A few years ago I was doing a project for a college class and researching NBA data, I was admiring Wilt Chamberlain’s greatness for the first time and realizing the dominance that Stockton and Karl Malone shared with their two man game for roughly 10 years. While going through the data and looking for connections I was struggling to find what I was searching for. The next day in the gym, I was listening to a podcast that featured Michael Phelps. He was talking about what he felt truly separates him from everyone else in that prolific Olympic run he had. From his perspective it was his hypersensitivity to his swimming mechanics and ultimately his entire environment.
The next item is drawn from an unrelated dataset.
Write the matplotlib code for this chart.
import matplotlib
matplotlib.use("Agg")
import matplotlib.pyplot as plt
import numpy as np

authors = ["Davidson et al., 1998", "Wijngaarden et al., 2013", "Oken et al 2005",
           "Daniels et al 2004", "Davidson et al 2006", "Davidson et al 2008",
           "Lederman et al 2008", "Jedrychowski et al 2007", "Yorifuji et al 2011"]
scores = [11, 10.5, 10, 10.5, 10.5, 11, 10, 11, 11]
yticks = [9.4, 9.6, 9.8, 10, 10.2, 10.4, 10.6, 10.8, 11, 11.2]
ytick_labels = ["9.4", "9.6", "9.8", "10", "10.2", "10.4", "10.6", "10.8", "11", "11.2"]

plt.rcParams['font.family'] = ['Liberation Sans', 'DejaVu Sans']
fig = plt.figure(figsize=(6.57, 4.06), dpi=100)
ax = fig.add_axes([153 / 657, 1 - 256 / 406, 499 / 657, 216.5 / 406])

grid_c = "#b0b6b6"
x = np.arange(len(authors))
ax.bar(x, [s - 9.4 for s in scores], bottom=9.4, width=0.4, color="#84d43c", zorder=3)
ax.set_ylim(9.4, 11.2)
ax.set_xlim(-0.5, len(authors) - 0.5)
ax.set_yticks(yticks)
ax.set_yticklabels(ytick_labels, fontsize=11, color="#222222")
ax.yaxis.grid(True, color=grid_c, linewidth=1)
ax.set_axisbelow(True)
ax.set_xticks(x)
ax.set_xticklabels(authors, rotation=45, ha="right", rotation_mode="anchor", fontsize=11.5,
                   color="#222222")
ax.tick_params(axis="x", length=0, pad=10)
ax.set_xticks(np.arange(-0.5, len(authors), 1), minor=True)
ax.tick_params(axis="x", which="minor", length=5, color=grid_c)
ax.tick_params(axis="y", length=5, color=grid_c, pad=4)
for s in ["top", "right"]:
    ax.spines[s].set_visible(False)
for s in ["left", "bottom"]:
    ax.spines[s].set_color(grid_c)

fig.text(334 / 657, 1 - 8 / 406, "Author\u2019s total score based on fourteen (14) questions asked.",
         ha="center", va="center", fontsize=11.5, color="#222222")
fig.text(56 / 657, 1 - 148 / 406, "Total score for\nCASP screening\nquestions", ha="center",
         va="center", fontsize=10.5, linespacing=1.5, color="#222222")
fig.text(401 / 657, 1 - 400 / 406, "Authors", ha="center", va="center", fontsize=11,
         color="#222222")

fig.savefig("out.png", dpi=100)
I wondered how that may relate to the greats in the game of Basketball too. Hypersensitivity is defined as one’s reaction to an irregular response but what I think Phelps was really hinting at was his ability to feel and focus on his end goal to a higher degree. I think of athletes like Jordan and Bo Jackson (my personal favorite athlete of all time) and there is definitely something to this hypersensitivity and I think it relates to an athletes innate ability to make the right play at the right time and on a more consistent basis.
This is also attributed to the athlete’s attention to detail, when coupled with a hypersensitivity fundamentals become easy to repeat and allow for the athlete to focus more on making the play at hand. If we start to think about most respected greats across professional sports and high level competition in general, those that are the superstars are typically those that can read and react to unforeseen circumstances. The ability to be hypersensitive to their environment allows for this freedom of movement to adapt and ultimately let their athleticism show. Some of Michael Jordan’s greatest highlights were purely reactionary like his double clutch fake dunk, finish with the lefty layyyyyy!
There have been many studies consisting of different VRT scenarios and hand eye coordination tests to try and determine if reaction times in elite athletes differ from everyone else but data always seems to be foggy on the grounds that there is too much variability from gender to gender and across age demographics. It is my opinion that it does play a role to a degree but is hard to compute because of what it means to be “hypersensitive” in each respected sport. For example, two very respected and well known athletes like Michael Jordan and Michael Phelps both had very different types of feels that allowed them to be hypersensitive and react to almost anything in the midst of competition. For Jordan, his innate ability to feel the help defense rotation and understand where the weakness on the floor is also what made him great in addition to his scoring. Phelps on the other hand was more hypersensitive to his environment and technique then anything else. He would actually know his times for the most part without even counting based on the swim strokes he took that race which I found absolutely incredible. This is a testament to his attention to detail and nothing else.